Si les résultats de ce second tour confirment la tripolarisation du champ politique, ils ont aussi été considérés comme une grande surprise, dans la mesure où le RN, qui avait été le grand vainqueur du premier tour se retrouve en dernière position, tandis que le Nouveau Front populaire a acquis une majorité relative inattendue. Bien que ce constat nous réjouisse, les effets du scrutin majoritaire masquent toutefois la réalité des rapports de forces électoraux, puisque la répartition des sièges est loin de traduire la voix des urnes.

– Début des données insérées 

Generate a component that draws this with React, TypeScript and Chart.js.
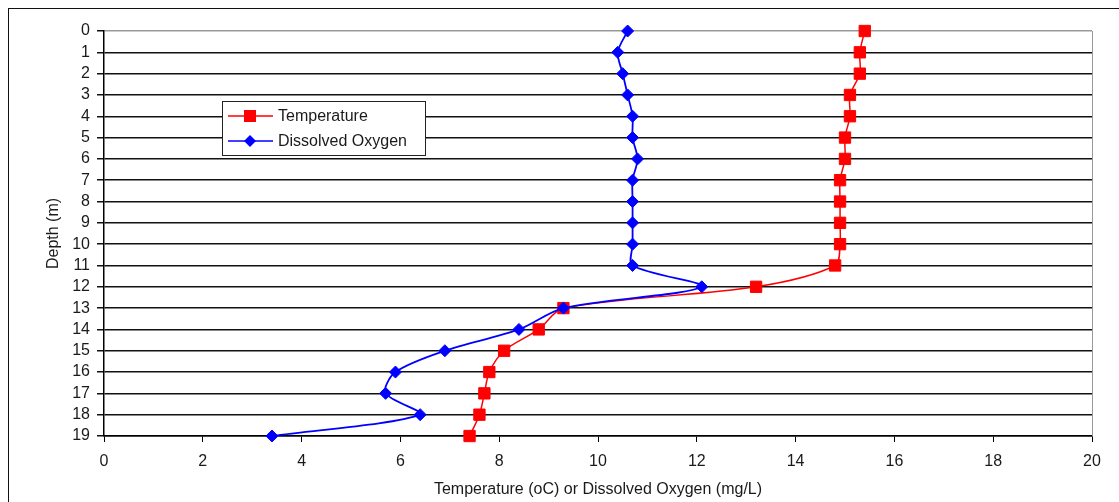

Bien que le RN et ses alliés n’obtiennent au second tour « que » 104 nouveaux sièges, ils ont toutefois réussi à rassembler un peu plus de 10,1 millions de voix. Ce spectaculaire matelas électoral représente 37,05 % des suffrages exprimés et constitue un ensemble d’autant plus impressionnant que le RN et ses alliés étaient absents de plusieurs circonscriptions, en particulier des 39 où ils avaient déjà obtenu un élu au premier tour.
Dynamisme électoral du RN
Il convient donc de ne pas se tromper sur le sens de ce second tour, en n’oubliant pas que l’échec du RN à obtenir la majorité des sièges de l’Assemblée nationale ne reflète pas son dynamisme électoral, que ce second tour a en réalité confirmé. Entre le second tour des législatives de 2022, où le RN avait rassemblé 3,5 millions de voix, et ce second tour des législatives de 2024, le parti de Marine Le Pen a réussi à presque tripler ses voix. Si les désistements massifs de l’entre-deux-tours ont fortement limité son gain en sièges, qui passent toutefois de 89 à 143, le RN a réussi une percée électorale majeure, qui en fait aujourd’hui, et de loin, la plus puissante et la plus dynamique des forces politiques françaises.
Le macronisme très affaibli
Le deuxième enseignement de ces élections vient de l’échec du bloc macroniste. Si Macron a pu récupérer une partie des voix qui s’étaient portées aux Européennes sur la candidature Glucksmann, les candidats macronistes n’ont pu rassembler dans ce second tour que 6,3 millions de voix et 23,1 % des suffrages exprimés. Ce résultat est en réalité artificiel, car une étude plus détaillée permet de montrer qu’une partie non négligeable de ce socle électoral provient des électrices et des électeurs de gauche, qui se sont massivement ralliés aux candidatures macronistes pour mettre en échec le Rassemblement national.
Là encore, il ne faut pas se tromper sur le sens de ces élections. Bien qu’au final, les macronistes récupèrent 168 sièges, leur poids électoral s’est en réalité considérablement affaibli. Après la déroute qu’ils ont connue aux Européennes, les marconistes n’ont pu rassembler, lors de ces législatives, que 60 % des voix que le Rassemblement national a recueillies. Si ce bloc centriste prétend se poser en pivot de la vie politique française, il ne constitue plus en réalité qu’une mouvance affaiblie et très friable, dont le poids réel est en net recul.
Le NFP juste derrière le RN
Malgré leur grande hétérogénéité, les forces qui composent le Nouveau Front populaire ont obtenu 7 millions de voix, autrement dit 25 % des suffrages exprimés. Elles perdent certes près de 2 millions de voix par rapport au premier tour, mais il s’agit là de la conséquence de leur stratégie de désistement, qui leur a aussi permis de faire élire 178 députés, en devenant la première force à l’Assemblée nationale.
Si le Front populaire a été devancé par le RN dans ces élections, il n’a pour autant pas été distancé par l’extrême droite, qui ne le précède que d’un peu plus d’un million de voix. En d’autres termes, dans le contexte actuel d’affaiblissement du macronisme, le Nouveau Front populaire est aujourd’hui le seul bloc en mesure de s’opposer à ce grand défi que représente l’essor du RN. Il a donc dans cette période une responsabilité toute particulière, puisqu’il constitue objectivement aujourd’hui la seule force capable de barrer la route du pouvoir au RN.